Repeat each line of the material below exactly as it appears, minus any pictures.

Start of DATASET SECTION

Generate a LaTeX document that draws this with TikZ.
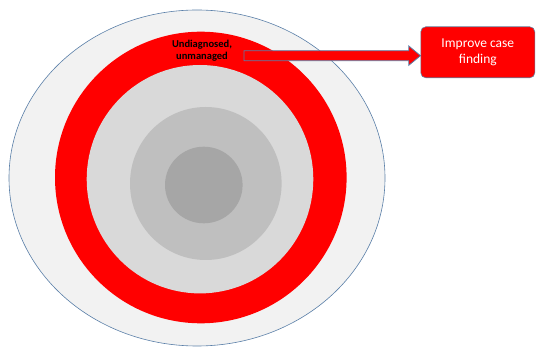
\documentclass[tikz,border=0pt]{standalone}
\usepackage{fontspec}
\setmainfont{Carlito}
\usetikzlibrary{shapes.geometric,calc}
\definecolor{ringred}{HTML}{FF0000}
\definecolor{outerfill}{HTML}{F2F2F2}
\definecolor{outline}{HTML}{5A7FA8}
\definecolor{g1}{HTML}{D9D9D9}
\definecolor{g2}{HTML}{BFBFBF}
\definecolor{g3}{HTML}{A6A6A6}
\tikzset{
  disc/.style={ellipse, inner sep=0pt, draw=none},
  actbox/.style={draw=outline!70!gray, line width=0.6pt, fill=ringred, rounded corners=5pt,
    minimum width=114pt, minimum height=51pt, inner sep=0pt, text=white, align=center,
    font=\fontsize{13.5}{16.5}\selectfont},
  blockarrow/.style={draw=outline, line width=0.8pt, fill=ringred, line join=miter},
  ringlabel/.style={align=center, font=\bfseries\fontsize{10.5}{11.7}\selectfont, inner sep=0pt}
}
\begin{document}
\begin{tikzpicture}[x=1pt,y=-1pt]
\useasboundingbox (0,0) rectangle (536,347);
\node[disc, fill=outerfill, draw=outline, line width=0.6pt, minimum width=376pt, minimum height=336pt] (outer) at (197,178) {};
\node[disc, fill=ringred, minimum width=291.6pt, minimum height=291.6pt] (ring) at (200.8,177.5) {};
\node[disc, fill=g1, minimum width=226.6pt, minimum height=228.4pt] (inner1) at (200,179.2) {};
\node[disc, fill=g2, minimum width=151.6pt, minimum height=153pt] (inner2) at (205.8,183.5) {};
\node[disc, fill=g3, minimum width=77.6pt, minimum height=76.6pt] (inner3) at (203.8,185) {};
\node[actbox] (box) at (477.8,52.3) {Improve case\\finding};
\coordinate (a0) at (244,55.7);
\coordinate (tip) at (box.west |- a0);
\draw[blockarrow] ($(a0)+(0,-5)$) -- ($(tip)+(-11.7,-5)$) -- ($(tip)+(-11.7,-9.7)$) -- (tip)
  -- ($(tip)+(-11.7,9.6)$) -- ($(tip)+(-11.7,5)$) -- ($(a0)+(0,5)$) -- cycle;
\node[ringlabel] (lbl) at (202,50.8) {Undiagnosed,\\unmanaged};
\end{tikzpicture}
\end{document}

End of DATASET SECTION

COMPLETE ANSWER:
Generate a LaTeX document that draws this with TikZ.
\documentclass[tikz,border=0pt]{standalone}
\usepackage{fontspec}
\setmainfont{Carlito}
\usetikzlibrary{shapes.geometric,calc}
\definecolor{ringred}{HTML}{FF0000}
\definecolor{outerfill}{HTML}{F2F2F2}
\definecolor{outline}{HTML}{5A7FA8}
\definecolor{g1}{HTML}{D9D9D9}
\definecolor{g2}{HTML}{BFBFBF}
\definecolor{g3}{HTML}{A6A6A6}
\tikzset{
  disc/.style={ellipse, inner sep=0pt, draw=none},
  actbox/.style={draw=outline!70!gray, line width=0.6pt, fill=ringred, rounded corners=5pt,
    minimum width=114pt, minimum height=51pt, inner sep=0pt, text=white, align=center,
    font=\fontsize{13.5}{16.5}\selectfont},
  blockarrow/.style={draw=outline, line width=0.8pt, fill=ringred, line join=miter},
  ringlabel/.style={align=center, font=\bfseries\fontsize{10.5}{11.7}\selectfont, inner sep=0pt}
}
\begin{document}
\begin{tikzpicture}[x=1pt,y=-1pt]
\useasboundingbox (0,0) rectangle (536,347);
\node[disc, fill=outerfill, draw=outline, line width=0.6pt, minimum width=376pt, minimum height=336pt] (outer) at (197,178) {};
\node[disc, fill=ringred, minimum width=291.6pt, minimum height=291.6pt] (ring) at (200.8,177.5) {};
\node[disc, fill=g1, minimum width=226.6pt, minimum height=228.4pt] (inner1) at (200,179.2) {};
\node[disc, fill=g2, minimum width=151.6pt, minimum height=153pt] (inner2) at (205.8,183.5) {};
\node[disc, fill=g3, minimum width=77.6pt, minimum height=76.6pt] (inner3) at (203.8,185) {};
\node[actbox] (box) at (477.8,52.3) {Improve case\\finding};
\coordinate (a0) at (244,55.7);
\coordinate (tip) at (box.west |- a0);
\draw[blockarrow] ($(a0)+(0,-5)$) -- ($(tip)+(-11.7,-5)$) -- ($(tip)+(-11.7,-9.7)$) -- (tip)
  -- ($(tip)+(-11.7,9.6)$) -- ($(tip)+(-11.7,5)$) -- ($(a0)+(0,5)$) -- cycle;
\node[ringlabel] (lbl) at (202,50.8) {Undiagnosed,\\unmanaged};
\end{tikzpicture}
\end{document}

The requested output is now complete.